Edwards acknowledged that this arrangement would speed up the code change process but said code managers may not possess the same level expertise as the code panels: “If you’ve got one body that can raise a change, design the change and then agree the change, then it can all happen much quicker. You don’t have to get as many people around the table.
“There is benefit in that, which I don’t deny, but I just feel you’ve lost some of the transparency and maybe some of the expertise, and perhaps these bodies might have to be more expensive than the current system, because the code managers as they exist today don’t have the breadth of expertise that industry brings to the code change process.”

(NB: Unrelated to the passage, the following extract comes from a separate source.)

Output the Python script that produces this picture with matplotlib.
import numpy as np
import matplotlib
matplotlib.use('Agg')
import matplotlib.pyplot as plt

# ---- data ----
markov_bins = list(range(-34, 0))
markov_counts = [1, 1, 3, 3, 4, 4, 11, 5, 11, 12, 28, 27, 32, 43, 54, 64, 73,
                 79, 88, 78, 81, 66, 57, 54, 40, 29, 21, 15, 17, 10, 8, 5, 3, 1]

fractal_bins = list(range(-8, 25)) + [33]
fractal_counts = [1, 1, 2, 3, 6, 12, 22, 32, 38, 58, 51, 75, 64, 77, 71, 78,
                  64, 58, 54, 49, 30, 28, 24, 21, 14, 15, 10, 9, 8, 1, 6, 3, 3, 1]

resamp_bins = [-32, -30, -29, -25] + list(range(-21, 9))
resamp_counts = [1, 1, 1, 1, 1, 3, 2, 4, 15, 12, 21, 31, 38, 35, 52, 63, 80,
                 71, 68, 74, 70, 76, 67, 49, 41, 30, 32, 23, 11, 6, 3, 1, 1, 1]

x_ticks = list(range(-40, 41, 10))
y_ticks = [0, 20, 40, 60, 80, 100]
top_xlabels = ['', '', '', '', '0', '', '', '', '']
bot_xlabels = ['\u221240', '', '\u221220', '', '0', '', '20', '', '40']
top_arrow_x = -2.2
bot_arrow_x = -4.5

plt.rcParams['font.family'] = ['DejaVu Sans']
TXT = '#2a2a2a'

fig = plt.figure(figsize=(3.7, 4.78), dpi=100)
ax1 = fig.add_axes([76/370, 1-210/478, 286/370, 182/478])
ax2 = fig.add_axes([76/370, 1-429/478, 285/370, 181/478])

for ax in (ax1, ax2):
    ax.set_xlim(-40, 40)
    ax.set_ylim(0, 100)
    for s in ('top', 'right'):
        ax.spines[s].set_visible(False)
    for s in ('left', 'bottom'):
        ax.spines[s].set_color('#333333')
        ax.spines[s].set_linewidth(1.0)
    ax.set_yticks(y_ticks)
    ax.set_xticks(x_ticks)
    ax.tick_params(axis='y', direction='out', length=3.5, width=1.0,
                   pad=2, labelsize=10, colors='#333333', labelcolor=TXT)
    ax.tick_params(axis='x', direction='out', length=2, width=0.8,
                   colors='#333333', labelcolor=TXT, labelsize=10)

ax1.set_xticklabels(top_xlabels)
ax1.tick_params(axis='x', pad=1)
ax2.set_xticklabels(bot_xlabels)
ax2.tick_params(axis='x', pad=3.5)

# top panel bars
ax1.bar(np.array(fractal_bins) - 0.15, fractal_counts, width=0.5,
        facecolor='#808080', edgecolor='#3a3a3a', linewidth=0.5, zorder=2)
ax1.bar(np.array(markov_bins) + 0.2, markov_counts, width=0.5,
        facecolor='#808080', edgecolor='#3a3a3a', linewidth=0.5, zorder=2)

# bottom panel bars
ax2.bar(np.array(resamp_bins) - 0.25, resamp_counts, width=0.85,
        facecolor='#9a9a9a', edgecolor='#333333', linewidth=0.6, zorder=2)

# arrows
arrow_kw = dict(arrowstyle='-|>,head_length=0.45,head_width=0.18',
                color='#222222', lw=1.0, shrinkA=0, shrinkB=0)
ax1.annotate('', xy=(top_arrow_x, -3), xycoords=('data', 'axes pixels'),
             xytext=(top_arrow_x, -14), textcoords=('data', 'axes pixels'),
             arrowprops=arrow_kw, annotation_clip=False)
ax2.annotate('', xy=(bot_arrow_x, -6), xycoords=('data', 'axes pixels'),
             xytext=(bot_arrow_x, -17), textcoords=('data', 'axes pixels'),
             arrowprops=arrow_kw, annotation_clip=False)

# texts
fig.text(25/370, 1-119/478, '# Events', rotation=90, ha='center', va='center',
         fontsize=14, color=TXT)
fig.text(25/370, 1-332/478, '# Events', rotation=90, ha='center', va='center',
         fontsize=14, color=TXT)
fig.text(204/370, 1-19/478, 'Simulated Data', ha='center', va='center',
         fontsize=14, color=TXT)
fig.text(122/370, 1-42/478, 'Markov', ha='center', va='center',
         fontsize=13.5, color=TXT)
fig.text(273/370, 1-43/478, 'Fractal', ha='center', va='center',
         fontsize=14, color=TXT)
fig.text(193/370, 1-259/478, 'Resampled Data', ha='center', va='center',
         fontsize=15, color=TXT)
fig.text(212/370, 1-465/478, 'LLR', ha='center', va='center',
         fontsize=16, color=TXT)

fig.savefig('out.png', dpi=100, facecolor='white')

“The code managers are not going to be the people of the frontline delivering net zero,” he added. “You need the people in the front line as well and you can’t just delegate off to a code manager whose main role will be delivering the rule book, not thinking about the commercial implications of those rules.”
Edwards said he also recognises the issue of industry capture of regulation but said this is not inherent to code panels and could be avoided by having Ofgem play a greater role in the selection of panel members, most of which are currently elected by signatories to the corresponding codes.

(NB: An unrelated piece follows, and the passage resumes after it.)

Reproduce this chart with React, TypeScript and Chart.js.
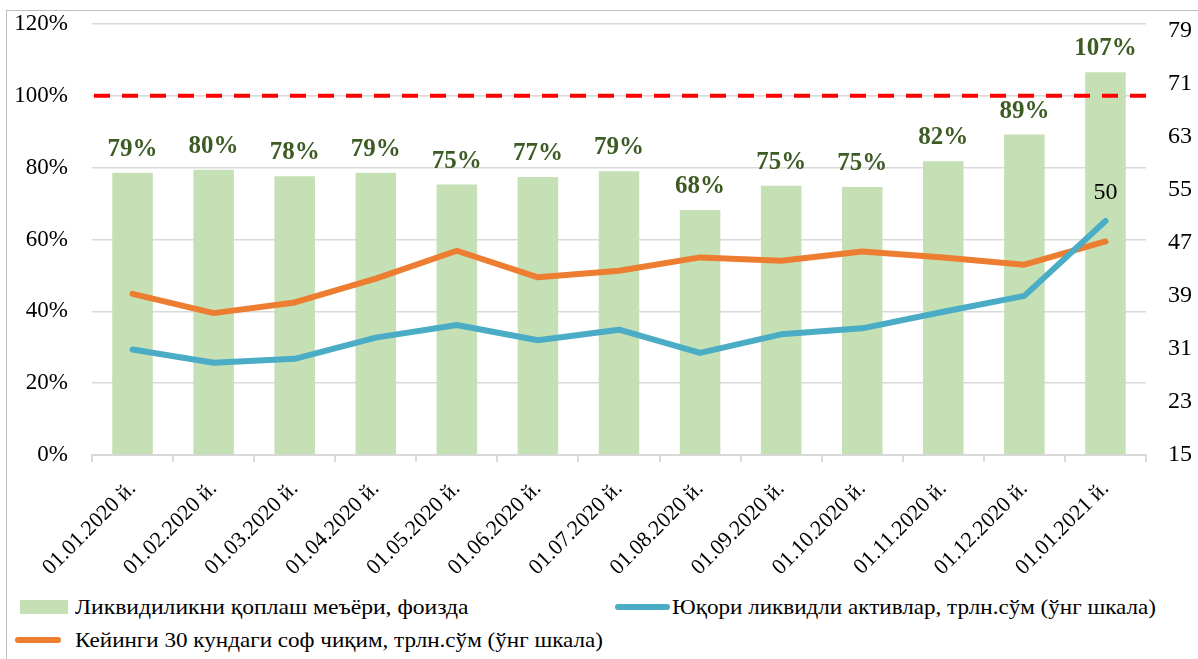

He said his concerns could be alleviated by giving greater powers to the proposed stakeholder advisory forums: “It could be that the advisory group has a recommendation and the code manager has a recommendation and if they disagree Ofgem has to explain why they chose one over the other.”
Alternatively, the stakeholder advisory groups could have the power to send code modifications back to the code manager to reconsider, with the code managers able to appeal to Ofgem to override the stakeholder advisory groups if they remain in disagreement.

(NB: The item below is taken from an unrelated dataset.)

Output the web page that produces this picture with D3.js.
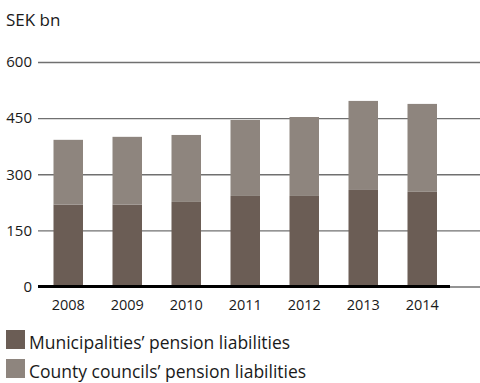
<!DOCTYPE html>
<html>
<head>
<meta charset="utf-8">
<script src="https://cdn.jsdelivr.net/npm/d3@7"></script>
<style>
  html, body { margin: 0; padding: 0; background: #fff; }
  svg { display: block; font-family: "Open Sans", "Noto Sans", sans-serif; }
</style>
</head>
<body>
<svg id="chart" width="480" height="383"></svg>
<script>
// Pension liabilities, SEK bn
const years = ["2008", "2009", "2010", "2011", "2012", "2013", "2014"];
const municipalities = [219, 219, 226, 242, 242, 258, 253];
const countyCouncils = [173, 181, 179, 203, 211, 238, 235];
const yTicks = [0, 150, 300, 450, 600];
const seriesNames = ["Municipalities’ pension liabilities", "County councils’ pension liabilities"];
const seriesColors = ["#6b5d55", "#8e857e"];

const svg = d3.select("#chart");

const y = d3.scaleLinear().domain([0, 600]).range([286.5, 62]);
const x = d3.scaleBand().domain(years).range([24, 466.5]).paddingInner(0.5).paddingOuter(0.5);

// unit label
svg.append("text").attr("x", 6).attr("y", 26)
  .attr("font-size", 17).attr("fill", "#1a1a1a").text("SEK bn");

// gridlines and tick labels
const yAxis = d3.axisLeft(y).tickValues(yTicks).tickSize(-442).tickPadding(6);
const gy = svg.append("g").attr("transform", "translate(38,0)").call(yAxis);
gy.select(".domain").remove();
gy.selectAll(".tick line").attr("stroke", "#707070").attr("stroke-width", 1.3);
gy.selectAll(".tick text").attr("font-size", 15).attr("fill", "#1a1a1a")
  .attr("font-family", "\"Open Sans\", sans-serif");

// stacked bars
const rows = years.map((yr, i) => ({ year: yr, m: municipalities[i], c: countyCouncils[i] }));
const stacked = d3.stack().keys(["m", "c"])(rows);

svg.append("g").selectAll("g").data(stacked).join("g")
  .attr("fill", (d, i) => seriesColors[i])
  .selectAll("rect").data(d => d).join("rect")
  .attr("x", d => x(d.data.year))
  .attr("width", x.bandwidth())
  .attr("y", d => y(d[1]))
  .attr("height", d => y(d[0]) - y(d[1]));

// baseline
svg.append("line").attr("x1", 38).attr("x2", 450)
  .attr("y1", y(0)).attr("y2", y(0))
  .attr("stroke", "#000").attr("stroke-width", 3);

// x axis labels
const xAxis = d3.axisBottom(x).tickSize(0).tickPadding(0);
const gx = svg.append("g").attr("transform", "translate(0,310)").call(xAxis);
gx.select(".domain").remove();
gx.selectAll(".tick text").attr("font-size", 14.5).attr("fill", "#1a1a1a")
  .attr("dy", 0).attr("font-family", "\"Open Sans\", sans-serif");

// legend
const legend = svg.append("g").selectAll("g").data(seriesNames).join("g")
  .attr("transform", (d, i) => `translate(6,${330 + i * 29})`);
legend.append("rect").attr("width", 19).attr("height", 19)
  .attr("fill", (d, i) => seriesColors[i]);
legend.append("text").attr("x", 23).attr("y", 18.5)
  .attr("font-size", 17.5).attr("fill", "#1a1a1a").text(d => d);
</script>
</body>
</html>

Edwards additionally criticised the proposal to appoint code managers through competitive tendering, describing it as “competition for competition’s sake”.
“Competition is not going to drive excellence in this area,” he remarked. “They’re not going to revolutionise the world through innovation.”
He expressed fears that competitive tendering could push code managers to prioritise reducing costs over providing the best service: “I don’t think that having competition for code managers is a good idea and history tell me that is the case because, in customer surveys of current code managers, the not-for-profit ones do better than the for-profit ones.”
Andy Manning, head of energy networks and systems at Citizens Advice, was more supportive of the proposals. As the statutory advocate for consumers, the charity has reserved seats on a number of the code panels.
“We’re confident that the consumer voice certainly won’t be worse represented and could potentially be better represented in the new way forward,” said Manning.
“It’s not an efficient process at the moment and it’s very fragmented,” he stated. “There are different processes for different codes. Effectively you’ve got this cottage industry around code change so I think it has to become more efficient by having this joined up process and having the code managers do more of the heavy lifting must make the overall thing more efficient, being less reliant on disparate parties.”
He continued: “You don’t want to be relying on the industry to do the analysis and to be driving the process but you don’t want to lose the expertise, which is why you need the advisory forums to provide that expertise.”
Manning warned against giving too much power to the stakeholder advisory forums: “It needs to be different to the level of involvement at the moment. If you just replicate work groups and panels but just call them something else that’s not going to provide those efficiency gains.”
“We recognise that in some circumstances you might need sub-groups if there are elements that are just so detailed you do need that expertise, but we wouldn’t want that to be the default position.”
Manning instead emphasised the importance of getting the appeals process right: “As a point of principle, you need a proper appeals process in the hope of never having to use it because the fact there is a route to appeal is a step towards guaranteeing rigour in the process.”
He said this process needs to be accessible: “For the appeals process to work in a fair way, it has to be a process which isn’t overly expensive or cumbersome. There has to be support for parties like us to get involved in the appeals process.”
Material code modifications – those approved by Ofgem – can currently be challenged through either judicial review or appeal to the Competition and Market Authority (CMA). The consultation proposed either continuing this approach or limiting challenges to just judicial review.
“I think the CMA is generally going to be the right vehicle because judicial reviews are about process, whereas we want the reviews to be about the decision taken and the merits of it,” said Manning.
“The concern is that for either of those routes, they can become quite legalistic and therefore relatively expensive. The danger is you’ll have something which looks like all parties have access to these appeals routes but in practice it’s only those with the resource.”
“The RIIO price controls are a good example,” he commented. “In theory, we can appeal the price controls but we just don’t have that sort of budget to do it so it looks symmetric in theory but in practice we couldn’t afford it without additional support.”
Manning welcomed the proposal to allow any party to raise a code modification, but likewise said they need to have access to the appropriate resources.
He added: “It’s good that you allow everyone to raise modifications but you’ve then got to have a manageable process so they key is going to be the code manager being empowered to decide which mods should go forward and then decide with what priority they should be treated against published and consulted upon criteria.
“That’s going to be important because you can imagine that could be another way of suffocating the process.”
He said the reforms should also be used a chance to clarify the purpose of the codes: “There’s now the opportunity to look at what the objectives for the various codes are and bake into those objectives consumer interests. It’s not directly mentioned in the objectives at the moment.”